* Brief
No pictures go into the copy. Write out exactly the lines below from the one containing "Recreate this image" through the one containing "5.331, 5.324, 5.318]".

──────── Material shown

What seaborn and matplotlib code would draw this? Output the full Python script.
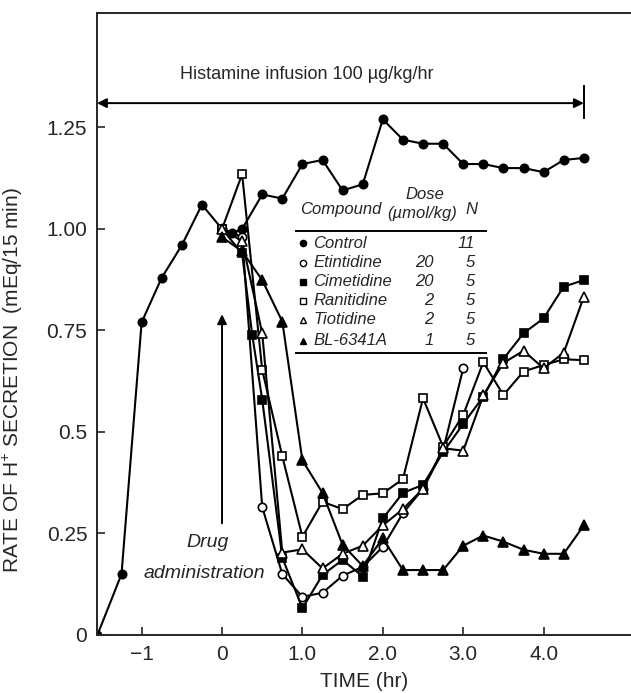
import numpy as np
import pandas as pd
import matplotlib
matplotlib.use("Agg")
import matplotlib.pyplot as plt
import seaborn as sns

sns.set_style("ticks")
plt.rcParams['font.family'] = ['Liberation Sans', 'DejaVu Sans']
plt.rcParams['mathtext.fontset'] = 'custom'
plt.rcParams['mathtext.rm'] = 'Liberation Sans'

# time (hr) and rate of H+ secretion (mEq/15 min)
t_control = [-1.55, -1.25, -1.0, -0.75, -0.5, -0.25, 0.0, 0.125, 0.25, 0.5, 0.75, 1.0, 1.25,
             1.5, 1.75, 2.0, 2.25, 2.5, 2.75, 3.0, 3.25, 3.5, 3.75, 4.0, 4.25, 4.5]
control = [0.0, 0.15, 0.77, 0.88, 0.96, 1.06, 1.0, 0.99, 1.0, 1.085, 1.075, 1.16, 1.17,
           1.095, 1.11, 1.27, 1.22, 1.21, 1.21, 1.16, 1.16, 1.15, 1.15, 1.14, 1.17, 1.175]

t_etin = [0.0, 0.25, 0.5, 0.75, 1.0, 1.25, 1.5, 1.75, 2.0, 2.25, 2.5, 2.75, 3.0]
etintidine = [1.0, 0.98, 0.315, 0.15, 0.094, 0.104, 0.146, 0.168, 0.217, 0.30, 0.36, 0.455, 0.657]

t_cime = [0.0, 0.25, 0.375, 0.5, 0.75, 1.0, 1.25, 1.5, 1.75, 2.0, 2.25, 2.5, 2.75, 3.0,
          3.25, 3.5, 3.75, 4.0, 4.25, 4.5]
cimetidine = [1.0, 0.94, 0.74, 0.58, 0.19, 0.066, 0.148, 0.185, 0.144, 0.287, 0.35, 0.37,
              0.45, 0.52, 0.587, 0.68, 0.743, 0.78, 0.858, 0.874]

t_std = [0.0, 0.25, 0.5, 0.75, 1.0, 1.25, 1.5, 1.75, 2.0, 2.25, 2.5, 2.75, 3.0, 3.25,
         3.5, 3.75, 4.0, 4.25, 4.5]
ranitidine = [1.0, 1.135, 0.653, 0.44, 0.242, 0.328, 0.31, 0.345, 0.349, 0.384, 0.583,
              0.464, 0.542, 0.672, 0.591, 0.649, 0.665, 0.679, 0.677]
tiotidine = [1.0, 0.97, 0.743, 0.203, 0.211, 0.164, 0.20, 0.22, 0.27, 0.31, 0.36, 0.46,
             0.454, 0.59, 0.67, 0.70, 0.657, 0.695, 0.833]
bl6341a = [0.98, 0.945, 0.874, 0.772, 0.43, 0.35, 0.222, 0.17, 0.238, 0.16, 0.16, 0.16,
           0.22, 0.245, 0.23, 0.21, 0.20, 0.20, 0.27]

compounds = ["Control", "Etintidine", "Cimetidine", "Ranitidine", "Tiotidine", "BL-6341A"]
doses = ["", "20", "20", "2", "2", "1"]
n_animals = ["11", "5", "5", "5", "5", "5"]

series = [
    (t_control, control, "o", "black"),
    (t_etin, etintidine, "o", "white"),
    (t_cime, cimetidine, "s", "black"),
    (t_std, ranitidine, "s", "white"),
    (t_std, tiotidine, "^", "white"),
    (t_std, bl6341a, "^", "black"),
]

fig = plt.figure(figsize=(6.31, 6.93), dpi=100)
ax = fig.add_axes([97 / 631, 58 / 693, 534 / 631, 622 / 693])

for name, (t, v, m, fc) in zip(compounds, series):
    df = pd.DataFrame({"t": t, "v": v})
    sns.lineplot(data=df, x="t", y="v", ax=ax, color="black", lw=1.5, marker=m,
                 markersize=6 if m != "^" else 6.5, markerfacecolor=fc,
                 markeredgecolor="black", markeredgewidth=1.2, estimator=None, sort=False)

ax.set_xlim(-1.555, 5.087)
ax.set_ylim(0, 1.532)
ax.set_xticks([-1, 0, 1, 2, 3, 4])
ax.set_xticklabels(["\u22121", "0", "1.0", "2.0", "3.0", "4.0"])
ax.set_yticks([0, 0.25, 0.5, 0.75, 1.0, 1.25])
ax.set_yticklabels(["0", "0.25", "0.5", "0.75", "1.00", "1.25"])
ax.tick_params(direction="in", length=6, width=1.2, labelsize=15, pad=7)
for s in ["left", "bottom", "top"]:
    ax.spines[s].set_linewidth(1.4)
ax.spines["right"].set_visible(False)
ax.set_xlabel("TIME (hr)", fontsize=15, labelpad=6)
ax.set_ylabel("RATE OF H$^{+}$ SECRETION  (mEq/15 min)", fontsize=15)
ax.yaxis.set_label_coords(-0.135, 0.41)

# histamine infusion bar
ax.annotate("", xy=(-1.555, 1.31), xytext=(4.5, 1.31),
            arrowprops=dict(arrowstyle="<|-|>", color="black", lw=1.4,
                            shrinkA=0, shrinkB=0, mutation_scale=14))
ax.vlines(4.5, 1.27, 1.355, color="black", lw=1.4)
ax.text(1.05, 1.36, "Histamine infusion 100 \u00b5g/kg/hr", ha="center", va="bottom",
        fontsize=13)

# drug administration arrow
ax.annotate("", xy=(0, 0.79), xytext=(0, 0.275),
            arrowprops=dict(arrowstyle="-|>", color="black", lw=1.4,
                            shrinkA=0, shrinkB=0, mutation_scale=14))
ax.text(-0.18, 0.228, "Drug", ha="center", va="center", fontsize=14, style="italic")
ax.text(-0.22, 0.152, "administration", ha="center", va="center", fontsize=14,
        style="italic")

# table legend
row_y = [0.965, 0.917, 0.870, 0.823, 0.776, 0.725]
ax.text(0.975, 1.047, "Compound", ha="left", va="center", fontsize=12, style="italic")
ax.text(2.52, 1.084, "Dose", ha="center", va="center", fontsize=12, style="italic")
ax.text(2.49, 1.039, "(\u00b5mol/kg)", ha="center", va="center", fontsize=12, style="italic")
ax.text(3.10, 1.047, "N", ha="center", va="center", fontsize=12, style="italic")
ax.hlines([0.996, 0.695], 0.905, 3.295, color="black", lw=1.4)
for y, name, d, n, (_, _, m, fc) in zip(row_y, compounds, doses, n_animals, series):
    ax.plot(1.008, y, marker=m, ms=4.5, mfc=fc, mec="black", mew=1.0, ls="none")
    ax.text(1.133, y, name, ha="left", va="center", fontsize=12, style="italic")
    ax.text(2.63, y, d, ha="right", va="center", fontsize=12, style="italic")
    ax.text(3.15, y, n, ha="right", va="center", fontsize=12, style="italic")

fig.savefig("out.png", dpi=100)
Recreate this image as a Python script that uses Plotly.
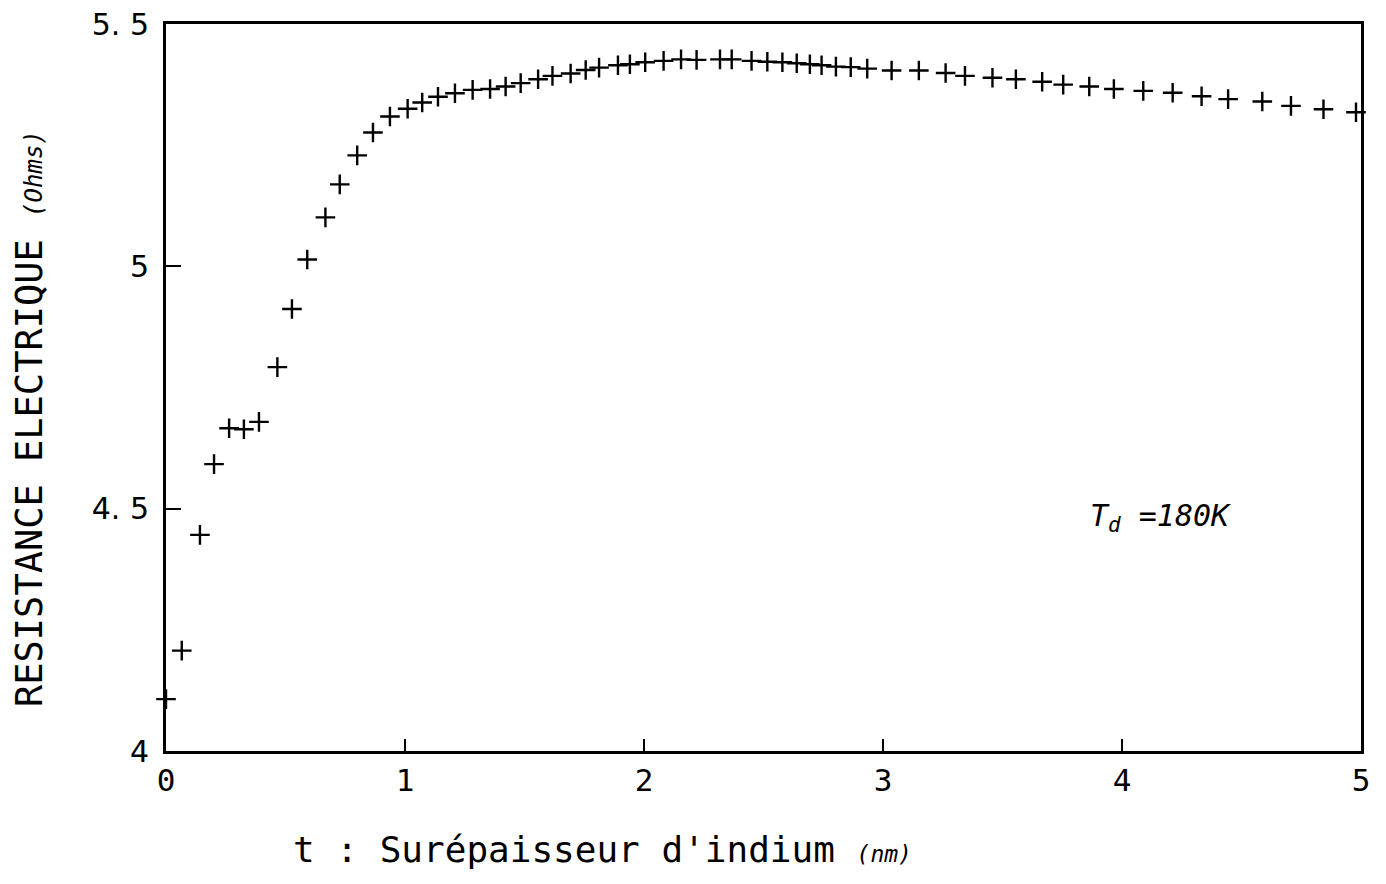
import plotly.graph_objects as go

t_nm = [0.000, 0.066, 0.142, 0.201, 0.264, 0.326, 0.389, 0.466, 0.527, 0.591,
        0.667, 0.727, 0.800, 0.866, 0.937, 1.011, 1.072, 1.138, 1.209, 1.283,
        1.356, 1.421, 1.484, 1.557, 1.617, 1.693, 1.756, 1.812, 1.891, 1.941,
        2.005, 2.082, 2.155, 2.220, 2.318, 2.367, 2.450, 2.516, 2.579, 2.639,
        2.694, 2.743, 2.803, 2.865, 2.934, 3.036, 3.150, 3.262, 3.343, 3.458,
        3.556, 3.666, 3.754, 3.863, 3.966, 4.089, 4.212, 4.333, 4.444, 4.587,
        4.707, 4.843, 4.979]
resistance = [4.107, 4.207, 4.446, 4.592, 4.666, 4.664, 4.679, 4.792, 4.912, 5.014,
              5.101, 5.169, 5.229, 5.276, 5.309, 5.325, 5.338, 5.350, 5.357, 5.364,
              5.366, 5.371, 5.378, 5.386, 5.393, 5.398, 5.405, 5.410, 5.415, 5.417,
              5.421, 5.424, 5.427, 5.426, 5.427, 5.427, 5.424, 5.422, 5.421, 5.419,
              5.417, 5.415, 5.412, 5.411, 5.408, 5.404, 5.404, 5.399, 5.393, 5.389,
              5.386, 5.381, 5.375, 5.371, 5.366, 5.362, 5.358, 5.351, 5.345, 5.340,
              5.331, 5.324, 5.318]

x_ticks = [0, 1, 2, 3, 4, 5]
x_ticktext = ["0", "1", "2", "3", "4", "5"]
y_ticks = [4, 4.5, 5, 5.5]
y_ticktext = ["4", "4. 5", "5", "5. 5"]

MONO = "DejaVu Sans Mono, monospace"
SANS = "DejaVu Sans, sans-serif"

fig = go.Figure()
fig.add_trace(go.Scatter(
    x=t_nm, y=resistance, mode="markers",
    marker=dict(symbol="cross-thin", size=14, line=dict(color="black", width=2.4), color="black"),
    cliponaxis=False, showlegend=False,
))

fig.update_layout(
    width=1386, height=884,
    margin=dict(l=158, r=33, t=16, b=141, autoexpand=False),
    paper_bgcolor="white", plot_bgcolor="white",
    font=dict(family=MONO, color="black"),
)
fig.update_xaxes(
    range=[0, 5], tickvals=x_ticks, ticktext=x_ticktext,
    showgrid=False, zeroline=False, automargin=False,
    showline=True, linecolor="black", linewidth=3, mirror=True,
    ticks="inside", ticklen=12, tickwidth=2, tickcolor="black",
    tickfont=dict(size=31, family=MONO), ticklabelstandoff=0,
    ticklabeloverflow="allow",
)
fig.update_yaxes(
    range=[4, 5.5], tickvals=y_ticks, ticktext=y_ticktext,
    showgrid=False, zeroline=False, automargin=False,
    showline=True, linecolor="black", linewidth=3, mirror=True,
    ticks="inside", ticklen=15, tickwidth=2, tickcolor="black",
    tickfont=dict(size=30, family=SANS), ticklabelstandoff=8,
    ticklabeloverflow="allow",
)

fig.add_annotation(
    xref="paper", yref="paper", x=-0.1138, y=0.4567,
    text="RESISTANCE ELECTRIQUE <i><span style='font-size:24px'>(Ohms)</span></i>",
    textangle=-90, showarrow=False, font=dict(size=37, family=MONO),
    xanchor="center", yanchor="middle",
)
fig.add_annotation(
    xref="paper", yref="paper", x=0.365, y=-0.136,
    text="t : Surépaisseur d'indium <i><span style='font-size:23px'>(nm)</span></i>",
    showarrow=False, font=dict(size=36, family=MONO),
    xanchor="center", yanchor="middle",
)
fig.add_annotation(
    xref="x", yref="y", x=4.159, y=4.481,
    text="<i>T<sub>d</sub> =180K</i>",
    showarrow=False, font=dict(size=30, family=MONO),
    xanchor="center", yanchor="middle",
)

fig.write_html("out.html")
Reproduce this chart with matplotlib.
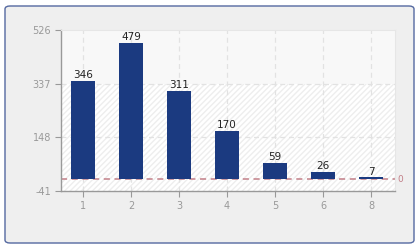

────────────────

* Worked solution
Recreate this image as a Python script that uses Plotly.
import plotly.graph_objects as go

t_nm = [0.000, 0.066, 0.142, 0.201, 0.264, 0.326, 0.389, 0.466, 0.527, 0.591,
        0.667, 0.727, 0.800, 0.866, 0.937, 1.011, 1.072, 1.138, 1.209, 1.283,
        1.356, 1.421, 1.484, 1.557, 1.617, 1.693, 1.756, 1.812, 1.891, 1.941,
        2.005, 2.082, 2.155, 2.220, 2.318, 2.367, 2.450, 2.516, 2.579, 2.639,
        2.694, 2.743, 2.803, 2.865, 2.934, 3.036, 3.150, 3.262, 3.343, 3.458,
        3.556, 3.666, 3.754, 3.863, 3.966, 4.089, 4.212, 4.333, 4.444, 4.587,
        4.707, 4.843, 4.979]
resistance = [4.107, 4.207, 4.446, 4.592, 4.666, 4.664, 4.679, 4.792, 4.912, 5.014,
              5.101, 5.169, 5.229, 5.276, 5.309, 5.325, 5.338, 5.350, 5.357, 5.364,
              5.366, 5.371, 5.378, 5.386, 5.393, 5.398, 5.405, 5.410, 5.415, 5.417,
              5.421, 5.424, 5.427, 5.426, 5.427, 5.427, 5.424, 5.422, 5.421, 5.419,
              5.417, 5.415, 5.412, 5.411, 5.408, 5.404, 5.404, 5.399, 5.393, 5.389,
              5.386, 5.381, 5.375, 5.371, 5.366, 5.362, 5.358, 5.351, 5.345, 5.340,
              5.331, 5.324, 5.318]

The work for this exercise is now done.